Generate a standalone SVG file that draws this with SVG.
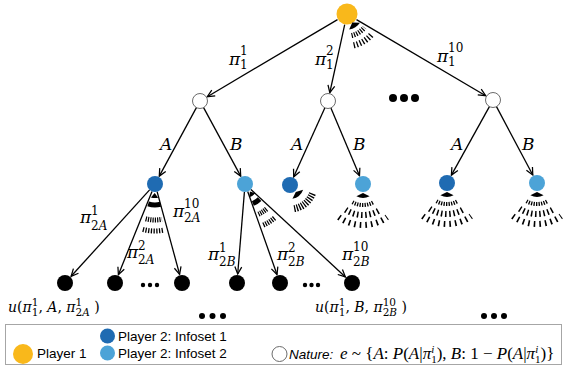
<svg xmlns="http://www.w3.org/2000/svg" width="563" height="367" viewBox="0 0 563 367">
<style>
.e{fill:none;stroke:#000;stroke-width:1.3;marker-end:url(#ah)}
.p1{fill:#F9B81B}
.i1{fill:#1F6BB2}
.i2{fill:#4CA3D7}
.nat{fill:#fff;stroke:#6b6b6b;stroke-width:1}
.leaf{fill:#000}
.t{fill:none;stroke:#000;stroke-linecap:butt}
.m{font-family:"DejaVu Serif","Liberation Serif",serif;font-size:17px;fill:#000}
.u{font-family:"DejaVu Serif","Liberation Serif",serif;font-size:14px;fill:#000}
.f{font-family:"Liberation Serif","DejaVu Serif",serif;font-size:17px;fill:#000}
.it{font-style:italic}
.sc{font-size:12px}
.ss{font-size:10.5px}
.lg{font-family:"Liberation Sans",Arial,sans-serif;font-size:13.5px;fill:#000}
</style>
<defs>
<marker id="ah" viewBox="0 0 10 10" refX="9" refY="5" markerWidth="9" markerHeight="9" markerUnits="userSpaceOnUse" orient="auto">
<path d="M1,1.2 L9,5 L1,8.8" fill="none" stroke="#000" stroke-width="1.4"/>
</marker>
<!-- small filled sector pointing at a node -->
<path id="wedge" d="M0,9 L-6.6,12.36 A14,14 0 0 0 6.6,12.36Z"/>
<path id="wedgeN" d="M0,9 L-3.62,13.52 A14,14 0 0 0 3.62,13.52Z"/>
<!-- wide fan of further branches -->
<g id="fanWide">
<use href="#wedge"/>
<path class="t" stroke-width="4" stroke-dasharray="1.3 1.2" d="M-10.5,18.19 A21,21 0 0 0 10.5,18.19"/>
<path class="t" stroke-width="6" stroke-dasharray="1.5 2.6" d="M-17.34,25.7 A31,31 0 0 0 17.34,25.7"/>
<path class="t" stroke-width="6" stroke-dasharray="1.6 4" d="M-24.1,33.17 A41,41 0 0 0 24.1,33.17"/>
</g>
</defs>

<rect width="563" height="367" fill="#fff"/>

<g id="connectors">
<path class="e" d="M337.5,19.6 L207.3,96.7"/>
<path class="e" d="M344.7,24.7 L329.8,92.7"/>
<path class="e" d="M356.5,19.6 L485.7,95.7"/>
<path class="e" d="M196.4,107.6 L159.3,176.1"/>
<path class="e" d="M203.6,107.6 L240.7,176.1"/>
<path class="e" d="M324.9,107.8 L293.7,176.8"/>
<path class="e" d="M330.9,107.9 L359.5,175.7"/>
<path class="e" d="M489.4,106.6 L451.4,175.1"/>
<path class="e" d="M496.5,106.6 L532.8,175"/>
<path class="e" d="M149.6,189.9 L71.1,276.3"/>
<path class="e" d="M152,191.4 L118.4,274.7"/>
<path class="e" d="M157.1,191.7 L179.6,274.3"/>
<path class="e" d="M244.4,192 L237.7,274"/>
<path class="e" d="M247.7,191.5 L277,274.5"/>
<path class="e" d="M250.9,189.4 L345.4,276.9"/>
</g>

<g id="edge-labels">
<text class="m it" x="229" y="65">π</text><text class="m sc" x="240" y="55">1</text><text class="m sc" x="240" y="69">1</text>
<text class="m it" x="315" y="65">π</text><text class="m sc" x="326" y="55">2</text><text class="m sc" x="326" y="69">1</text>
<text class="m it" x="437" y="62">π</text><text class="m sc" x="448" y="52">10</text><text class="m sc" x="448" y="66">1</text>
<text class="m it" x="160" y="150">A</text>
<text class="m it" x="230" y="150">B</text>
<text class="m it" x="291" y="150">A</text>
<text class="m it" x="353" y="150">B</text>
<text class="m it" x="451" y="150">A</text>
<text class="m it" x="522" y="150">B</text>
<text class="m it" x="80" y="223">π</text><text class="m sc" x="91" y="215">1</text><text class="m sc" x="91" y="230">2<tspan class="it">A</tspan></text>
<text class="m it" x="127" y="258">π</text><text class="m sc" x="138" y="250">2</text><text class="m sc" x="138" y="264">2<tspan class="it">A</tspan></text>
<text class="m it" x="173" y="217">π</text><text class="m sc" x="184" y="208">10</text><text class="m sc" x="184" y="222">2<tspan class="it">A</tspan></text>
<text class="m it" x="208" y="260">π</text><text class="m sc" x="219" y="252">1</text><text class="m sc" x="219" y="266">2<tspan class="it">B</tspan></text>
<text class="m it" x="277" y="260">π</text><text class="m sc" x="288" y="252">2</text><text class="m sc" x="288" y="266">2<tspan class="it">B</tspan></text>
<text class="m it" x="342" y="260">π</text><text class="m sc" x="353" y="251">10</text><text class="m sc" x="353" y="266">2<tspan class="it">B</tspan></text>
</g>

<!-- player 1 root with its fan of further strategies -->
<g id="root">
<circle class="p1" cx="347" cy="14" r="10.5"/>
<g transform="translate(347,14) rotate(-32)">
<path d="M0,10 L-6.35,14.25 A15.6,15.6 0 0 0 6.35,14.25Z"/>
<path class="t" stroke-width="5" stroke-dasharray="1.2 1.3" d="M-7.52,20.67 A22,22 0 0 0 7.52,20.67"/>
<path class="t" stroke-width="6" stroke-dasharray="1.3 1.9" d="M-10.94,30.07 A32,32 0 0 0 10.94,30.07"/>
</g>
</g>

<g id="nature1"><circle class="nat" cx="200" cy="101" r="7.5"/></g>
<g id="nature2"><circle class="nat" cx="328" cy="101" r="7.5"/></g>
<g id="nature10"><circle class="nat" cx="493" cy="100" r="7.5"/></g>
<g id="more-nature">
<circle cx="393" cy="98" r="4"/><circle cx="404" cy="98" r="4"/><circle cx="415" cy="98" r="4"/>
</g>

<g id="p2-1A">
<circle class="i1" cx="155" cy="184" r="8"/>
<g transform="translate(155,184) rotate(2)">
<use href="#wedgeN"/>
<path class="t" stroke-width="5" d="M-6.14,20.08 A21,21 0 0 0 6.14,20.08"/>
<path class="t" stroke-width="5" stroke-dasharray="1.2 1.1" d="M-8.1,35.08 A36,36 0 0 0 8.1,35.08"/>
<path class="t" stroke-width="5" stroke-dasharray="1.3 1.4" d="M-10.58,45.8 A47,47 0 0 0 10.58,45.8"/>
</g>
</g>
<g id="p2-1B">
<circle class="i2" cx="245" cy="184" r="8"/>
<g transform="translate(245,184) rotate(-33)">
<use href="#wedgeN"/>
<path class="t" stroke-width="5" d="M-4.01,20.61 A21,21 0 0 0 4.01,20.61"/>
<path class="t" stroke-width="5" stroke-dasharray="1.2 0.9" d="M-5.16,32.59 A33,33 0 0 0 5.16,32.59"/>
<path class="t" stroke-width="5" stroke-dasharray="1.3 1.1" d="M-7.04,44.45 A45,45 0 0 0 7.04,44.45"/>
</g>
</g>
<g id="p2-2A">
<circle class="i1" cx="290" cy="185" r="8"/>
<g transform="translate(290,185) rotate(-40)">
<path d="M0,9 L-7,12.12 A14,14 0 0 0 7,12.12Z"/>
<path class="t" stroke-width="7" stroke-dasharray="1.3 1.3" d="M-12,20.78 A24,24 0 0 0 12,20.78"/>
</g>
</g>
<g id="p2-2B">
<circle class="i2" cx="363" cy="184" r="8"/>
<use href="#fanWide" transform="translate(363,184)"/>
</g>
<g id="p2-10A">
<circle class="i1" cx="447" cy="183" r="8"/>
<use href="#fanWide" transform="translate(447,183)"/>
</g>
<g id="p2-10B">
<circle class="i2" cx="537" cy="183" r="8"/>
<use href="#fanWide" transform="translate(537,183)"/>
</g>

<g id="leaves">
<circle class="leaf" cx="65" cy="283" r="8"/>
<circle class="leaf" cx="115" cy="283" r="8"/>
<circle class="leaf" cx="182" cy="283" r="8"/>
<circle class="leaf" cx="237" cy="283" r="8"/>
<circle class="leaf" cx="280" cy="283" r="8"/>
<circle class="leaf" cx="352" cy="283" r="8"/>
<circle cx="143" cy="285" r="2.2"/><circle cx="150" cy="285" r="2.2"/><circle cx="157" cy="285" r="2.2"/>
<circle cx="305" cy="285" r="2.2"/><circle cx="311.5" cy="285" r="2.2"/><circle cx="318" cy="285" r="2.2"/>
<circle cx="202" cy="316" r="3"/><circle cx="212.5" cy="316" r="3"/><circle cx="223" cy="316" r="3"/>
<circle cx="484" cy="316" r="3"/><circle cx="494" cy="316" r="3"/><circle cx="504" cy="316" r="3"/>
</g>

<g id="payoffs">
<text class="u" x="8" y="312"><tspan class="it">u</tspan>(<tspan class="it">π</tspan><tspan class="ss" dy="-6">1</tspan><tspan class="ss" dx="-6.7" dy="10">1</tspan><tspan dy="-4">, </tspan><tspan class="it">A</tspan>, <tspan class="it">π</tspan><tspan class="ss" dy="-6">1</tspan><tspan class="ss" dx="-6.7" dy="10">2<tspan class="it">A</tspan></tspan><tspan dy="-4"> )</tspan></text>
<text class="u" x="315" y="312"><tspan class="it">u</tspan>(<tspan class="it">π</tspan><tspan class="ss" dy="-6">1</tspan><tspan class="ss" dx="-6.7" dy="10">1</tspan><tspan dy="-4">, </tspan><tspan class="it">B</tspan>, <tspan class="it">π</tspan><tspan class="ss" dy="-6">10</tspan><tspan class="ss" dx="-13.4" dy="10">2<tspan class="it">B</tspan></tspan><tspan dy="-4"> )</tspan></text>
</g>

<g id="legend">
<rect x="5.5" y="324.5" width="556" height="40" fill="none" stroke="#a6a6a6" stroke-width="1"/>
<circle class="p1" cx="23" cy="354" r="10"/>
<text class="lg" x="37" y="358">Player 1</text>
<circle class="i1" cx="107.5" cy="336" r="7.5"/>
<text class="lg" x="118" y="341">Player 2: Infoset 1</text>
<circle class="i2" cx="107.5" cy="353" r="7.5"/>
<text class="lg" x="118" y="358">Player 2: Infoset 2</text>
<circle class="nat" cx="279.5" cy="354" r="7.5"/>
<text class="lg it" x="289" y="359">Nature:</text>
<text class="f" x="340" y="359"><tspan class="it">e</tspan> ~ {<tspan class="it">A</tspan>: <tspan class="it">P</tspan>(<tspan class="it">A</tspan>|<tspan class="it">π</tspan><tspan class="it" font-size="11" dy="-6">i</tspan><tspan font-size="11" dx="-3.1" dy="10">1</tspan><tspan dy="-4">), <tspan class="it">B</tspan>: 1 − <tspan class="it">P</tspan>(<tspan class="it">A</tspan>|<tspan class="it">π</tspan></tspan><tspan class="it" font-size="11" dy="-6">i</tspan><tspan font-size="11" dx="-3.1" dy="10">1</tspan><tspan dy="-4">)}</tspan></text>
</g>
</svg>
::::::::
Show every line where the string "with" appears.

Answer to this task
Generate a standalone SVG file that draws this with SVG.
<!-- player 1 root with its fan of further strategies -->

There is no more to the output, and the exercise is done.